## RECORDS
<<<<

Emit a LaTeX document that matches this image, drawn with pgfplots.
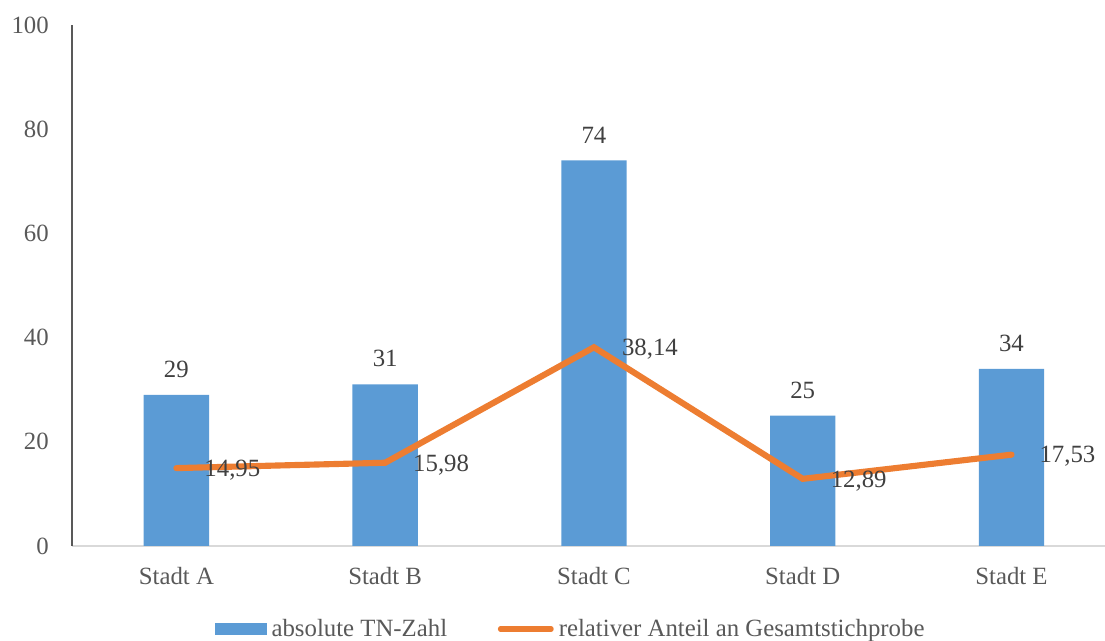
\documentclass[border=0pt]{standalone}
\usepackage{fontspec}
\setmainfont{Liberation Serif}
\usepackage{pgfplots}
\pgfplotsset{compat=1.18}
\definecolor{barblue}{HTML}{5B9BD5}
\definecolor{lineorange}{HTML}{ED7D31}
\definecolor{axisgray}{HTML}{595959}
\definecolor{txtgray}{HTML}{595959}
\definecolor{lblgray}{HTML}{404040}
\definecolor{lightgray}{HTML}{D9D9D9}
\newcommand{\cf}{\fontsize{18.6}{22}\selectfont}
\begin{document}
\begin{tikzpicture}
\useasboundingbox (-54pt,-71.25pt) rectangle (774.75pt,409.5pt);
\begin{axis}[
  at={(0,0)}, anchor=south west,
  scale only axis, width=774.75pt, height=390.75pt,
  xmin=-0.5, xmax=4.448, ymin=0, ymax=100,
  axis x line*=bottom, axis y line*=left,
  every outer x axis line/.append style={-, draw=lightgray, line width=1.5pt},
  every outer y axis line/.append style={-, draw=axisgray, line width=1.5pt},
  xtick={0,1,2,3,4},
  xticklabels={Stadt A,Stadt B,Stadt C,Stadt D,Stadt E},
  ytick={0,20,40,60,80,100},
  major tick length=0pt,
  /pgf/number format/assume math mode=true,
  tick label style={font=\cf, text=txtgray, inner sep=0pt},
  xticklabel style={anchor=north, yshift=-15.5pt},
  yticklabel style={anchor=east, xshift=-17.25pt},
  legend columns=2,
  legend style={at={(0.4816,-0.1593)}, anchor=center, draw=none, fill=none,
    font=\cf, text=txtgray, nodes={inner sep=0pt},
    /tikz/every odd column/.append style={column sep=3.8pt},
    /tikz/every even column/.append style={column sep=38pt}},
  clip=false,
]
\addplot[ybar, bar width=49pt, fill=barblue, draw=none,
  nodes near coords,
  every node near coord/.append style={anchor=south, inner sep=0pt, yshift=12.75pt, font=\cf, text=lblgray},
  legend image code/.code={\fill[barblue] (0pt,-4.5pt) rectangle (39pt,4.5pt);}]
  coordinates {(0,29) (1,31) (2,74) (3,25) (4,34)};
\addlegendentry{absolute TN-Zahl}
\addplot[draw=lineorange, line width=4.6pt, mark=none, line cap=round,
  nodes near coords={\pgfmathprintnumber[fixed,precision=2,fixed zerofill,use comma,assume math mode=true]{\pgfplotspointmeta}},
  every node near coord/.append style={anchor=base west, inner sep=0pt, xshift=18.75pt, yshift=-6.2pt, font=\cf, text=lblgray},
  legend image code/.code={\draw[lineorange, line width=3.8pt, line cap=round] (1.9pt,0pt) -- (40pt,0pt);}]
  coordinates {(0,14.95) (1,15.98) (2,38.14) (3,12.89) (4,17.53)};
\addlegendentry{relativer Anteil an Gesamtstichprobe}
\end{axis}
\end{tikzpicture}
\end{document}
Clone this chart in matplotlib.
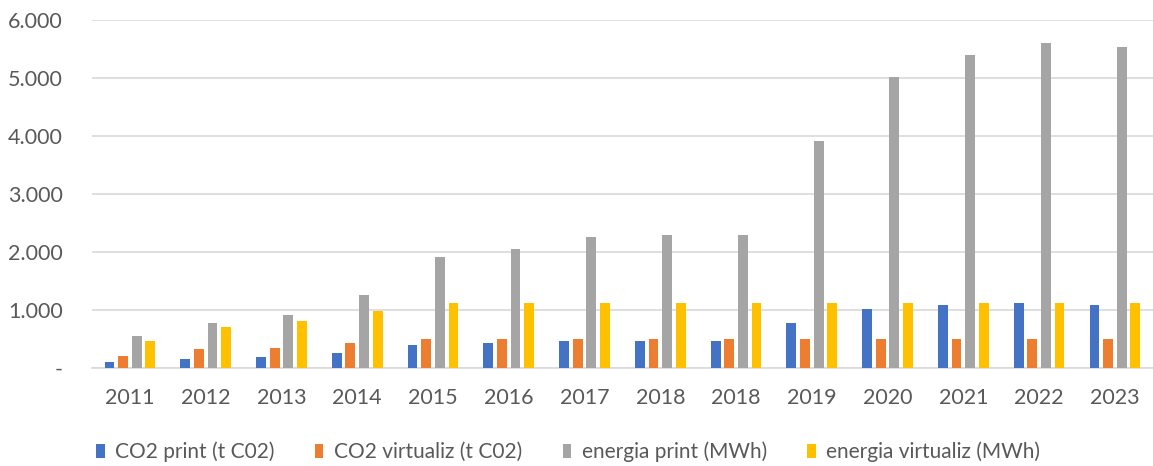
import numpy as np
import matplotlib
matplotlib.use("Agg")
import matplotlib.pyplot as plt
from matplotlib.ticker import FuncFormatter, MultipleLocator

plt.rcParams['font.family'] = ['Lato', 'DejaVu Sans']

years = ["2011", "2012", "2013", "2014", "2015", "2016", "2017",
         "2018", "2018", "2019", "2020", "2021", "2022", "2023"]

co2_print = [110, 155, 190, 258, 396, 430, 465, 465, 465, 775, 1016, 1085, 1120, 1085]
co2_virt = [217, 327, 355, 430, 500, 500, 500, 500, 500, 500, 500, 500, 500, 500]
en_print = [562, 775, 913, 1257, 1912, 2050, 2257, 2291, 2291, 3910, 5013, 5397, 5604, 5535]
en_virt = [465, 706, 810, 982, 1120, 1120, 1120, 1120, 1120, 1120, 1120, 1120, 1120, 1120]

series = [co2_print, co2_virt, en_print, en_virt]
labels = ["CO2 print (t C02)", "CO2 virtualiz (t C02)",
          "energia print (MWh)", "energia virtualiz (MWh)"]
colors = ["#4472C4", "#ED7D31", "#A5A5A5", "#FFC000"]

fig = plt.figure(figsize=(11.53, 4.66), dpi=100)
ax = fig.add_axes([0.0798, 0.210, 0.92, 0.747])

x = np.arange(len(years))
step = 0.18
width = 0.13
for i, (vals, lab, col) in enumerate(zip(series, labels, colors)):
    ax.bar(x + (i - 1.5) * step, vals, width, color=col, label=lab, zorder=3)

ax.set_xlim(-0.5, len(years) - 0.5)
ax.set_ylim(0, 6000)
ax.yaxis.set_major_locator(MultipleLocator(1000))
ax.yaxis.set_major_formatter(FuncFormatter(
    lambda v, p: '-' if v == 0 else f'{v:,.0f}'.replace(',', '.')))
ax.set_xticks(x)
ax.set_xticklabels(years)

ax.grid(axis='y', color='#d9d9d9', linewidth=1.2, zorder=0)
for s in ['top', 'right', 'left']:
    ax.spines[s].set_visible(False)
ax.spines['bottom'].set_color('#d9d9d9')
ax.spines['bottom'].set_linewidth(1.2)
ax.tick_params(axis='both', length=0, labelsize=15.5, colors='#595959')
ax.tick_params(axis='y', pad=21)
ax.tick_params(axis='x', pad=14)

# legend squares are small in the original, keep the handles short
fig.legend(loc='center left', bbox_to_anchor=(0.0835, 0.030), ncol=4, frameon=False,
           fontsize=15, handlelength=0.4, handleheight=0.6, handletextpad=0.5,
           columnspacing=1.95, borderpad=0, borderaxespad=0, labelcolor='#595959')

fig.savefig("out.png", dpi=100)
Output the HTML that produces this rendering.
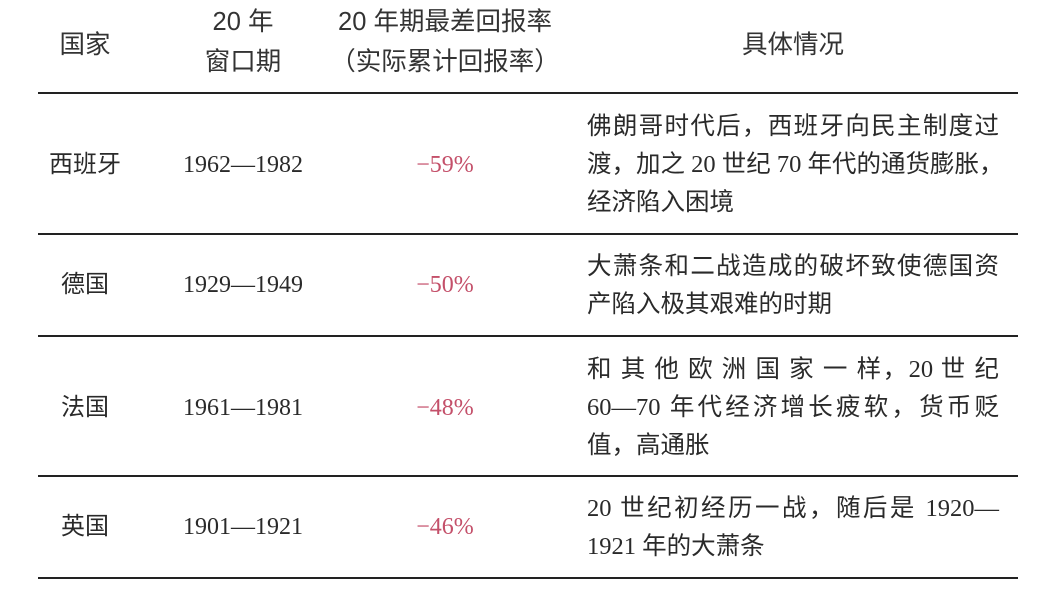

>>>>

## BRIEF
Quote the preceding records in their entirety, excluding every picture.

## RESPONSE
Emit a LaTeX document that matches this image, drawn with pgfplots.
\documentclass[border=0pt]{standalone}
\usepackage{fontspec}
\setmainfont{Liberation Serif}
\usepackage{pgfplots}
\pgfplotsset{compat=1.18}
\definecolor{barblue}{HTML}{5B9BD5}
\definecolor{lineorange}{HTML}{ED7D31}
\definecolor{axisgray}{HTML}{595959}
\definecolor{txtgray}{HTML}{595959}
\definecolor{lblgray}{HTML}{404040}
\definecolor{lightgray}{HTML}{D9D9D9}
\newcommand{\cf}{\fontsize{18.6}{22}\selectfont}
\begin{document}
\begin{tikzpicture}
\useasboundingbox (-54pt,-71.25pt) rectangle (774.75pt,409.5pt);
\begin{axis}[
  at={(0,0)}, anchor=south west,
  scale only axis, width=774.75pt, height=390.75pt,
  xmin=-0.5, xmax=4.448, ymin=0, ymax=100,
  axis x line*=bottom, axis y line*=left,
  every outer x axis line/.append style={-, draw=lightgray, line width=1.5pt},
  every outer y axis line/.append style={-, draw=axisgray, line width=1.5pt},
  xtick={0,1,2,3,4},
  xticklabels={Stadt A,Stadt B,Stadt C,Stadt D,Stadt E},
  ytick={0,20,40,60,80,100},
  major tick length=0pt,
  /pgf/number format/assume math mode=true,
  tick label style={font=\cf, text=txtgray, inner sep=0pt},
  xticklabel style={anchor=north, yshift=-15.5pt},
  yticklabel style={anchor=east, xshift=-17.25pt},
  legend columns=2,
  legend style={at={(0.4816,-0.1593)}, anchor=center, draw=none, fill=none,
    font=\cf, text=txtgray, nodes={inner sep=0pt},
    /tikz/every odd column/.append style={column sep=3.8pt},
    /tikz/every even column/.append style={column sep=38pt}},
  clip=false,
]
\addplot[ybar, bar width=49pt, fill=barblue, draw=none,
  nodes near coords,
  every node near coord/.append style={anchor=south, inner sep=0pt, yshift=12.75pt, font=\cf, text=lblgray},
  legend image code/.code={\fill[barblue] (0pt,-4.5pt) rectangle (39pt,4.5pt);}]
  coordinates {(0,29) (1,31) (2,74) (3,25) (4,34)};
\addlegendentry{absolute TN-Zahl}
\addplot[draw=lineorange, line width=4.6pt, mark=none, line cap=round,
  nodes near coords={\pgfmathprintnumber[fixed,precision=2,fixed zerofill,use comma,assume math mode=true]{\pgfplotspointmeta}},
  every node near coord/.append style={anchor=base west, inner sep=0pt, xshift=18.75pt, yshift=-6.2pt, font=\cf, text=lblgray},
  legend image code/.code={\draw[lineorange, line width=3.8pt, line cap=round] (1.9pt,0pt) -- (40pt,0pt);}]
  coordinates {(0,14.95) (1,15.98) (2,38.14) (3,12.89) (4,17.53)};
\addlegendentry{relativer Anteil an Gesamtstichprobe}
\end{axis}
\end{tikzpicture}
\end{document}
Clone this chart in matplotlib.
import numpy as np
import matplotlib
matplotlib.use("Agg")
import matplotlib.pyplot as plt
from matplotlib.ticker import FuncFormatter, MultipleLocator

plt.rcParams['font.family'] = ['Lato', 'DejaVu Sans']

years = ["2011", "2012", "2013", "2014", "2015", "2016", "2017",
         "2018", "2018", "2019", "2020", "2021", "2022", "2023"]

co2_print = [110, 155, 190, 258, 396, 430, 465, 465, 465, 775, 1016, 1085, 1120, 1085]
co2_virt = [217, 327, 355, 430, 500, 500, 500, 500, 500, 500, 500, 500, 500, 500]
en_print = [562, 775, 913, 1257, 1912, 2050, 2257, 2291, 2291, 3910, 5013, 5397, 5604, 5535]
en_virt = [465, 706, 810, 982, 1120, 1120, 1120, 1120, 1120, 1120, 1120, 1120, 1120, 1120]

series = [co2_print, co2_virt, en_print, en_virt]
labels = ["CO2 print (t C02)", "CO2 virtualiz (t C02)",
          "energia print (MWh)", "energia virtualiz (MWh)"]
colors = ["#4472C4", "#ED7D31", "#A5A5A5", "#FFC000"]

fig = plt.figure(figsize=(11.53, 4.66), dpi=100)
ax = fig.add_axes([0.0798, 0.210, 0.92, 0.747])

x = np.arange(len(years))
step = 0.18
width = 0.13
for i, (vals, lab, col) in enumerate(zip(series, labels, colors)):
    ax.bar(x + (i - 1.5) * step, vals, width, color=col, label=lab, zorder=3)

ax.set_xlim(-0.5, len(years) - 0.5)
ax.set_ylim(0, 6000)
ax.yaxis.set_major_locator(MultipleLocator(1000))
ax.yaxis.set_major_formatter(FuncFormatter(
    lambda v, p: '-' if v == 0 else f'{v:,.0f}'.replace(',', '.')))
ax.set_xticks(x)
ax.set_xticklabels(years)

ax.grid(axis='y', color='#d9d9d9', linewidth=1.2, zorder=0)
for s in ['top', 'right', 'left']:
    ax.spines[s].set_visible(False)
ax.spines['bottom'].set_color('#d9d9d9')
ax.spines['bottom'].set_linewidth(1.2)
ax.tick_params(axis='both', length=0, labelsize=15.5, colors='#595959')
ax.tick_params(axis='y', pad=21)
ax.tick_params(axis='x', pad=14)

# legend squares are small in the original, keep the handles short
fig.legend(loc='center left', bbox_to_anchor=(0.0835, 0.030), ncol=4, frameon=False,
           fontsize=15, handlelength=0.4, handleheight=0.6, handletextpad=0.5,
           columnspacing=1.95, borderpad=0, borderaxespad=0, labelcolor='#595959')

fig.savefig("out.png", dpi=100)
Output the HTML that produces this rendering.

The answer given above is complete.